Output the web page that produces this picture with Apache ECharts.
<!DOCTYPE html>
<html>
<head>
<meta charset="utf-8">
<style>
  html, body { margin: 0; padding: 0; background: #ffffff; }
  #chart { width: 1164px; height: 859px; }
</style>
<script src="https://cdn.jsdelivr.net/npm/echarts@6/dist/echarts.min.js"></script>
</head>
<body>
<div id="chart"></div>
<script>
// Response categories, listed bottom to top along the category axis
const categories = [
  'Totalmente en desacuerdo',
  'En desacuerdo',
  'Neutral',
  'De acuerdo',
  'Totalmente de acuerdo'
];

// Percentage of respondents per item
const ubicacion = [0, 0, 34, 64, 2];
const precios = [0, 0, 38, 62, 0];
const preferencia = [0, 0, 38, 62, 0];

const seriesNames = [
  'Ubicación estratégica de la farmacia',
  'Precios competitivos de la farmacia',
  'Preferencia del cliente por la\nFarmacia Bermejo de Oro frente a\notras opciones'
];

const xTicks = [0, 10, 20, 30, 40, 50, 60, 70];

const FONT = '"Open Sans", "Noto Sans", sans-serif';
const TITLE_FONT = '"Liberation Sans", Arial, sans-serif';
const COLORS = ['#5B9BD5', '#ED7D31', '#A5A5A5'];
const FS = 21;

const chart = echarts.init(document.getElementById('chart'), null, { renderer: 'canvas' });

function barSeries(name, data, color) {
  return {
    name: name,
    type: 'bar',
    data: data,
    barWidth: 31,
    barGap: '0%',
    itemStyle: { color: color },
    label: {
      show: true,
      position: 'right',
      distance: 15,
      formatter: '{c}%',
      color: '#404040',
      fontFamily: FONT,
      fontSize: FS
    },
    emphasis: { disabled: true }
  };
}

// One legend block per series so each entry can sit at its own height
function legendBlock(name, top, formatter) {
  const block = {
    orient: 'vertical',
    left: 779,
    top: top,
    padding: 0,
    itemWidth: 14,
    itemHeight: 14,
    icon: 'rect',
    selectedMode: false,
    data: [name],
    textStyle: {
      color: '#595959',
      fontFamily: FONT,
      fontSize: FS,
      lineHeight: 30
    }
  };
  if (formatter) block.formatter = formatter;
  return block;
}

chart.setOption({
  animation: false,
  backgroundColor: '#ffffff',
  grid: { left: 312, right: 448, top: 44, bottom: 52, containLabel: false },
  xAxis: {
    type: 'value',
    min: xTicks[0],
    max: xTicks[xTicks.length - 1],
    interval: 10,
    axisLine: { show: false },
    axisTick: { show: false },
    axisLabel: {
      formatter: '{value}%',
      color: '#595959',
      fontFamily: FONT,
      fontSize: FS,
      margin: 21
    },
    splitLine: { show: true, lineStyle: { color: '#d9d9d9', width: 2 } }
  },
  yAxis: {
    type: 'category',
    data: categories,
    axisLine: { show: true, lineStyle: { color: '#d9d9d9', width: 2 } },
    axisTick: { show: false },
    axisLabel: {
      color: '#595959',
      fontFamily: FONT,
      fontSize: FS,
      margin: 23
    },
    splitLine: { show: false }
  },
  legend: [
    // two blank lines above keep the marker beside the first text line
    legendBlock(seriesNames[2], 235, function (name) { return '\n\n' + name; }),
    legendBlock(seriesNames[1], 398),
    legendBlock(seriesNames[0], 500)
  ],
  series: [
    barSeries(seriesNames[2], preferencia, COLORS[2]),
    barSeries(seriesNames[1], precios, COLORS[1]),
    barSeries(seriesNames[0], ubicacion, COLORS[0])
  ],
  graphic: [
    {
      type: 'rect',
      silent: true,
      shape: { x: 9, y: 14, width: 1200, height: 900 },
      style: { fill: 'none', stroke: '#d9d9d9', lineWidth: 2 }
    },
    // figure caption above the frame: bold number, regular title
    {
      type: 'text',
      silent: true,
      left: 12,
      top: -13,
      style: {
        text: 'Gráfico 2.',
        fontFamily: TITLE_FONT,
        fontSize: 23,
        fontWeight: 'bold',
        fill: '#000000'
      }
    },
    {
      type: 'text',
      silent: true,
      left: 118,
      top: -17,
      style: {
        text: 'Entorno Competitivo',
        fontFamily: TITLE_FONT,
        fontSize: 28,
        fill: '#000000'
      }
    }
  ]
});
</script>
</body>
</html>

Task details
Copy out each line above, character for character.

Output below
Output the web page that produces this picture with Apache ECharts.
<!DOCTYPE html>
<html>
<head>
<meta charset="utf-8">
<style>
  html, body { margin: 0; padding: 0; background: #ffffff; }
  #chart { width: 1164px; height: 859px; }
</style>
<script src="https://cdn.jsdelivr.net/npm/echarts@6/dist/echarts.min.js"></script>
</head>
<body>
<div id="chart"></div>
<script>
// Response categories, listed bottom to top along the category axis
const categories = [
  'Totalmente en desacuerdo',
  'En desacuerdo',
  'Neutral',
  'De acuerdo',
  'Totalmente de acuerdo'
];

// Percentage of respondents per item
const ubicacion = [0, 0, 34, 64, 2];
const precios = [0, 0, 38, 62, 0];
const preferencia = [0, 0, 38, 62, 0];

const seriesNames = [
  'Ubicación estratégica de la farmacia',
  'Precios competitivos de la farmacia',
  'Preferencia del cliente por la\nFarmacia Bermejo de Oro frente a\notras opciones'
];

const xTicks = [0, 10, 20, 30, 40, 50, 60, 70];

const FONT = '"Open Sans", "Noto Sans", sans-serif';
const TITLE_FONT = '"Liberation Sans", Arial, sans-serif';
const COLORS = ['#5B9BD5', '#ED7D31', '#A5A5A5'];
const FS = 21;

const chart = echarts.init(document.getElementById('chart'), null, { renderer: 'canvas' });

function barSeries(name, data, color) {
  return {
    name: name,
    type: 'bar',
    data: data,
    barWidth: 31,
    barGap: '0%',
    itemStyle: { color: color },
    label: {
      show: true,
      position: 'right',
      distance: 15,
      formatter: '{c}%',
      color: '#404040',
      fontFamily: FONT,
      fontSize: FS
    },
    emphasis: { disabled: true }
  };
}

// One legend block per series so each entry can sit at its own height
function legendBlock(name, top, formatter) {
  const block = {
    orient: 'vertical',
    left: 779,
    top: top,
    padding: 0,
    itemWidth: 14,
    itemHeight: 14,
    icon: 'rect',
    selectedMode: false,
    data: [name],
    textStyle: {
      color: '#595959',
      fontFamily: FONT,
      fontSize: FS,
      lineHeight: 30
    }
  };
  if (formatter) block.formatter = formatter;
  return block;
}

chart.setOption({
  animation: false,
  backgroundColor: '#ffffff',
  grid: { left: 312, right: 448, top: 44, bottom: 52, containLabel: false },
  xAxis: {
    type: 'value',
    min: xTicks[0],
    max: xTicks[xTicks.length - 1],
    interval: 10,
    axisLine: { show: false },
    axisTick: { show: false },
    axisLabel: {
      formatter: '{value}%',
      color: '#595959',
      fontFamily: FONT,
      fontSize: FS,
      margin: 21
    },
    splitLine: { show: true, lineStyle: { color: '#d9d9d9', width: 2 } }
  },
  yAxis: {
    type: 'category',
    data: categories,
    axisLine: { show: true, lineStyle: { color: '#d9d9d9', width: 2 } },
    axisTick: { show: false },
    axisLabel: {
      color: '#595959',
      fontFamily: FONT,
      fontSize: FS,
      margin: 23
    },
    splitLine: { show: false }
  },
  legend: [
    // two blank lines above keep the marker beside the first text line
    legendBlock(seriesNames[2], 235, function (name) { return '\n\n' + name; }),
    legendBlock(seriesNames[1], 398),
    legendBlock(seriesNames[0], 500)
  ],
  series: [
    barSeries(seriesNames[2], preferencia, COLORS[2]),
    barSeries(seriesNames[1], precios, COLORS[1]),
    barSeries(seriesNames[0], ubicacion, COLORS[0])
  ],
  graphic: [
    {
      type: 'rect',
      silent: true,
      shape: { x: 9, y: 14, width: 1200, height: 900 },
      style: { fill: 'none', stroke: '#d9d9d9', lineWidth: 2 }
    },
    // figure caption above the frame: bold number, regular title
    {
      type: 'text',
      silent: true,
      left: 12,
      top: -13,
      style: {
        text: 'Gráfico 2.',
        fontFamily: TITLE_FONT,
        fontSize: 23,
        fontWeight: 'bold',
        fill: '#000000'
      }
    },
    {
      type: 'text',
      silent: true,
      left: 118,
      top: -17,
      style: {
        text: 'Entorno Competitivo',
        fontFamily: TITLE_FONT,
        fontSize: 28,
        fill: '#000000'
      }
    }
  ]
});
</script>
</body>
</html>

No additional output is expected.